[Begin ROWS]
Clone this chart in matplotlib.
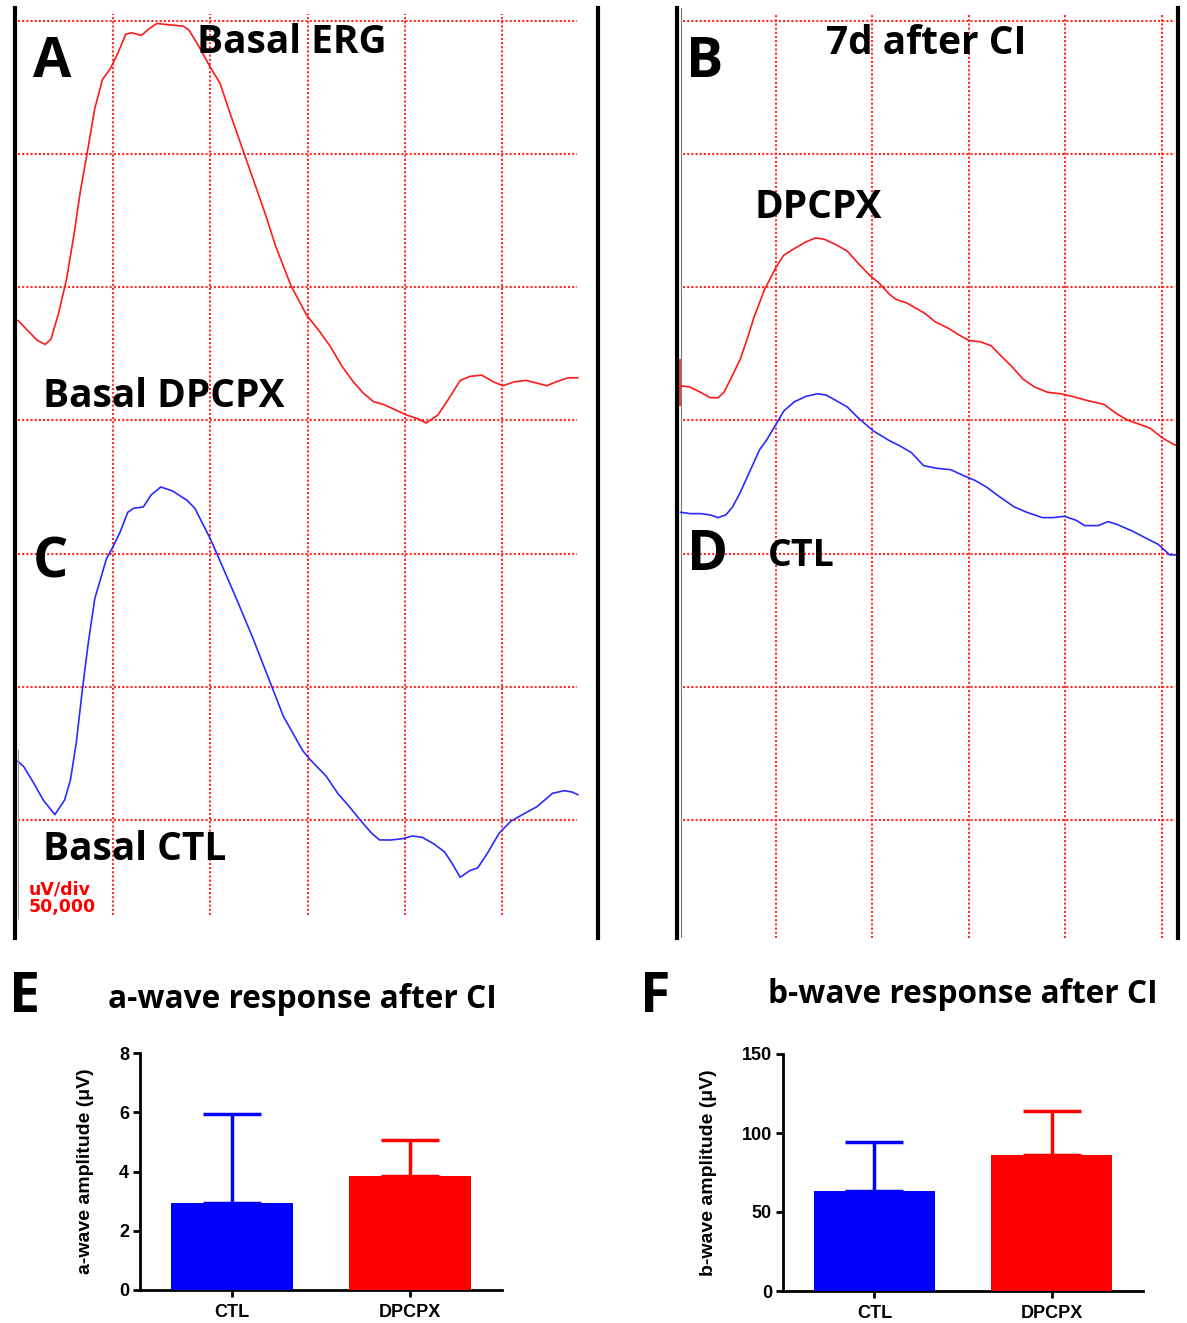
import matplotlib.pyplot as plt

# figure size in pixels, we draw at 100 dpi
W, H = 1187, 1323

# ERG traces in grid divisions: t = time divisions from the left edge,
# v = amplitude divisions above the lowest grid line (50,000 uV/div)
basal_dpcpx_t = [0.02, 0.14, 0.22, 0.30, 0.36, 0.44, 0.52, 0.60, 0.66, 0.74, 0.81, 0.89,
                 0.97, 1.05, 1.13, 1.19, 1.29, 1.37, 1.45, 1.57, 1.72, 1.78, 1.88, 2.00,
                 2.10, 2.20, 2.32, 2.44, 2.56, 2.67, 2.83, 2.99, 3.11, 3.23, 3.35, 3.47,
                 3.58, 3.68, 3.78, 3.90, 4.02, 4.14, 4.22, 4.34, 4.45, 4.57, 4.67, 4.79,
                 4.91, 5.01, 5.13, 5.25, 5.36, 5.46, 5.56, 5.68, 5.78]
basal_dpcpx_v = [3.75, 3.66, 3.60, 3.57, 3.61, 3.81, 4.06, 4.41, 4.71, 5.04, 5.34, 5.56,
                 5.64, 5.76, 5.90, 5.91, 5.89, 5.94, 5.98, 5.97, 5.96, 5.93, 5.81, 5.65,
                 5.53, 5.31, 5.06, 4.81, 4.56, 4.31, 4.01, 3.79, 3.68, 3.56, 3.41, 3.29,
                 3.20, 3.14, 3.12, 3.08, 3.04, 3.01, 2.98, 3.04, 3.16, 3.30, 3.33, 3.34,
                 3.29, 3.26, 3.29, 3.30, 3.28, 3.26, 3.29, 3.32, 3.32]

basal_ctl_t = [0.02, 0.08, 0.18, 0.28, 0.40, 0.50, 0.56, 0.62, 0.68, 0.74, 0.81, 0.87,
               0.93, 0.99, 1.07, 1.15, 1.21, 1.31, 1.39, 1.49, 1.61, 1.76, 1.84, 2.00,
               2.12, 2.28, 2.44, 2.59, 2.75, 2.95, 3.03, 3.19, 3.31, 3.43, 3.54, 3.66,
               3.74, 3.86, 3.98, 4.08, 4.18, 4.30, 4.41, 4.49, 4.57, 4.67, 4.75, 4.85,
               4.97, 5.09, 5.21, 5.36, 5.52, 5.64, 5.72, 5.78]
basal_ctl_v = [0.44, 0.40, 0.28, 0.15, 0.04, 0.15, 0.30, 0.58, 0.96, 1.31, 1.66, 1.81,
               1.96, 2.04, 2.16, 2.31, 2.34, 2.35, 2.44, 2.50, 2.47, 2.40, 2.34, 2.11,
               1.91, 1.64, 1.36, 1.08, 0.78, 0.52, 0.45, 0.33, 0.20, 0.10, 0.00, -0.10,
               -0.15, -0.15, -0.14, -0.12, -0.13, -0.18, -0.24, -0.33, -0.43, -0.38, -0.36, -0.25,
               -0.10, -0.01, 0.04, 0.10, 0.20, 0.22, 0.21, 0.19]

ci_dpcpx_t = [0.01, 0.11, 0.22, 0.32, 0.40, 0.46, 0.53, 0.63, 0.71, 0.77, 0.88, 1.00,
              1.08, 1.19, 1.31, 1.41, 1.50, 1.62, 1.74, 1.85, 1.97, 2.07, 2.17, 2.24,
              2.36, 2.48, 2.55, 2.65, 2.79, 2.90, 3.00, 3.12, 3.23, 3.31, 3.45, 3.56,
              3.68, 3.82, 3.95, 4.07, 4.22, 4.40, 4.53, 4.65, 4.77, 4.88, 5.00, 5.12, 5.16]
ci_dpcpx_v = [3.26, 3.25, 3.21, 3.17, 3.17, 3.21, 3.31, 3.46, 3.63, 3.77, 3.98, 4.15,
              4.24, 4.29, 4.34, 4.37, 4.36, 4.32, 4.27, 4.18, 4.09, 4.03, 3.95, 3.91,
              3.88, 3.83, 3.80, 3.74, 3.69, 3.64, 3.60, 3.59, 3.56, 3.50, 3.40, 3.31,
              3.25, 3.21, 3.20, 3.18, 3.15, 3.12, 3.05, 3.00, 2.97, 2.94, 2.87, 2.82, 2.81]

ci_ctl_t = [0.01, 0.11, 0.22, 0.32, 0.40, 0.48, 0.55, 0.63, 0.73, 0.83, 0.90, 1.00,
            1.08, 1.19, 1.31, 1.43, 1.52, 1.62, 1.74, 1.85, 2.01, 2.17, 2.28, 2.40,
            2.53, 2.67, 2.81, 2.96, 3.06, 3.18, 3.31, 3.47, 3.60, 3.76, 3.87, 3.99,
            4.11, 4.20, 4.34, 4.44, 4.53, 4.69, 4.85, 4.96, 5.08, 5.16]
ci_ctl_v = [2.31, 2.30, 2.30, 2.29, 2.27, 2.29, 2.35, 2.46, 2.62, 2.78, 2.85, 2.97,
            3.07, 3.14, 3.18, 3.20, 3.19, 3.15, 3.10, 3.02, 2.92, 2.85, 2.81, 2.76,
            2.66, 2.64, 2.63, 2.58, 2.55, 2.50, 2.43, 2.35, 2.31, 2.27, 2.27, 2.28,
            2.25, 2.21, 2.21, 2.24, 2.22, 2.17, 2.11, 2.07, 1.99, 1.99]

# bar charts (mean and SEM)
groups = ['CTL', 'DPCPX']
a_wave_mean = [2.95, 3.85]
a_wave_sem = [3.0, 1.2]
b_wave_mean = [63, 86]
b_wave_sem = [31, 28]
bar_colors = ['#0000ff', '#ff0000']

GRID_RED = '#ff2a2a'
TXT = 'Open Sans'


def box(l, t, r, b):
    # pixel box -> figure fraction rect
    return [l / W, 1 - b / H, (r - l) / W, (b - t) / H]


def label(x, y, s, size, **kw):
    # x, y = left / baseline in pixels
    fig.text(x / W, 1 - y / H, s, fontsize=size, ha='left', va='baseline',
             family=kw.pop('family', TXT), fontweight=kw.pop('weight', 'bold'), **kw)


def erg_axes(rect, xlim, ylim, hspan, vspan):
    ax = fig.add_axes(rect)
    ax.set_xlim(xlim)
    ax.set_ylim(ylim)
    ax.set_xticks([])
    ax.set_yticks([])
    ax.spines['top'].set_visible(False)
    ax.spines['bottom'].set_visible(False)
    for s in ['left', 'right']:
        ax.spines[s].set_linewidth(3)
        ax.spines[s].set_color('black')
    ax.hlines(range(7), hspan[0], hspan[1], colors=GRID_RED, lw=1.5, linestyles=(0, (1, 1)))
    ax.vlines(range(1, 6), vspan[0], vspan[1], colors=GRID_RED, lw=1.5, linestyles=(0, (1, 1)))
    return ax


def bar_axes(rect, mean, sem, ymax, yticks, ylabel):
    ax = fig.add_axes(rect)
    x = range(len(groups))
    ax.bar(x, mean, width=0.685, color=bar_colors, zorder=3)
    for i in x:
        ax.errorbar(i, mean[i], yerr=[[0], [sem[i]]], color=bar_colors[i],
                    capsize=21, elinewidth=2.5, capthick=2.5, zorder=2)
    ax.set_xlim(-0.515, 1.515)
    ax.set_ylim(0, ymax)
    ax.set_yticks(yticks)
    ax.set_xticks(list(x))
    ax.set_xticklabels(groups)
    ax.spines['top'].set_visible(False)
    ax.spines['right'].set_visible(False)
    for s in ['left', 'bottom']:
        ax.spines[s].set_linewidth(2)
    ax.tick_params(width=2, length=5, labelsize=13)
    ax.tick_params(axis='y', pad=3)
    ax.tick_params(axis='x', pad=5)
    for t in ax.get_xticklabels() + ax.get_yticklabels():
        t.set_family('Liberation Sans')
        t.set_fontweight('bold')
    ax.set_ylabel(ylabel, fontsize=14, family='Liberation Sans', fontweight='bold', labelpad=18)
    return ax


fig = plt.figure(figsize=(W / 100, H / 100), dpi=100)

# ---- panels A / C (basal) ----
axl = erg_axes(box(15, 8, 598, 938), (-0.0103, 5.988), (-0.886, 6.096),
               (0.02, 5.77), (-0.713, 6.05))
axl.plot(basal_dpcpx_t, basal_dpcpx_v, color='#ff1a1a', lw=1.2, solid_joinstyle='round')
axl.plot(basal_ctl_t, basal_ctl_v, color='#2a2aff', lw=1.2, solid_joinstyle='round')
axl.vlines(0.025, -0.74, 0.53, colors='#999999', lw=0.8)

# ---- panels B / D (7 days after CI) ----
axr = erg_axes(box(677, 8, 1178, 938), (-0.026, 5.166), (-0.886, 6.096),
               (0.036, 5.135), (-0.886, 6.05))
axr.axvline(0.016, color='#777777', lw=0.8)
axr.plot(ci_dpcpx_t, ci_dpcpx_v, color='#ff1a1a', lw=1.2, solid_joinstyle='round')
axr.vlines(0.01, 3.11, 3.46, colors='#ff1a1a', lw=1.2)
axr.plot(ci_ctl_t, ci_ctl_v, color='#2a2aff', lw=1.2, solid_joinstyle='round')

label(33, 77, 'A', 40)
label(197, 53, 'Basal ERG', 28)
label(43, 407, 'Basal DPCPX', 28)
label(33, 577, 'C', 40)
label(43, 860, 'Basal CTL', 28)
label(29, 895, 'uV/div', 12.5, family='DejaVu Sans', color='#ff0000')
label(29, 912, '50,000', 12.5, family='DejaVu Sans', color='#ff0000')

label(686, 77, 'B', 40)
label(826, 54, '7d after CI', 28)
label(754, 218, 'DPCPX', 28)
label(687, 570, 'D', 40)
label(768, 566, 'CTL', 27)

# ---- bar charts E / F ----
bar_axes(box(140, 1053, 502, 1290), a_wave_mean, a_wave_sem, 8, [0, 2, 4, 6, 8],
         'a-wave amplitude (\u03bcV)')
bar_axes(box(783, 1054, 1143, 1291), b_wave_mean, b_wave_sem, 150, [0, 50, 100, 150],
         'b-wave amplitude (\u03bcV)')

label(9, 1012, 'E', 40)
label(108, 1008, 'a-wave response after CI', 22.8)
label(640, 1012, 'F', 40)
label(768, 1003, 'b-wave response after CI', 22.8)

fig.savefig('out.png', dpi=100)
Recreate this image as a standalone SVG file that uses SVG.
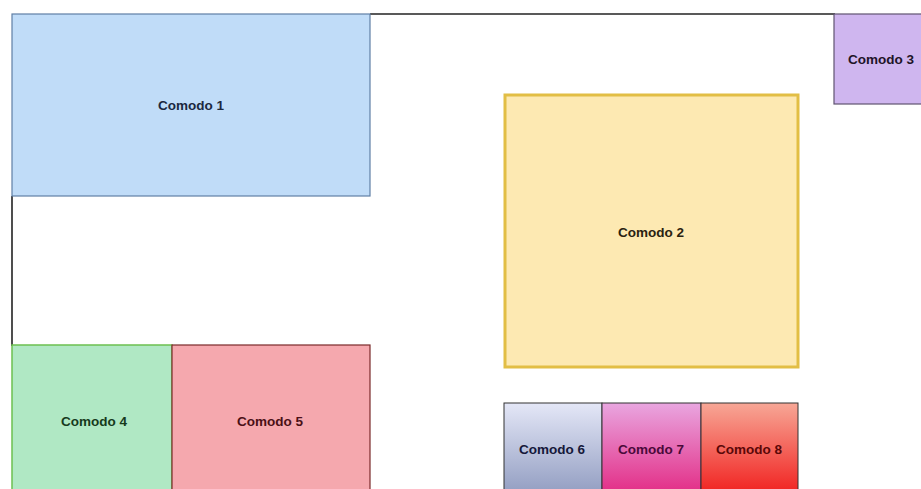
[End ROWS]
From the listing above, copy every line that includes the word "matplotlib".

» RESULT OF THIS TASK
Clone this chart in matplotlib.
import matplotlib.pyplot as plt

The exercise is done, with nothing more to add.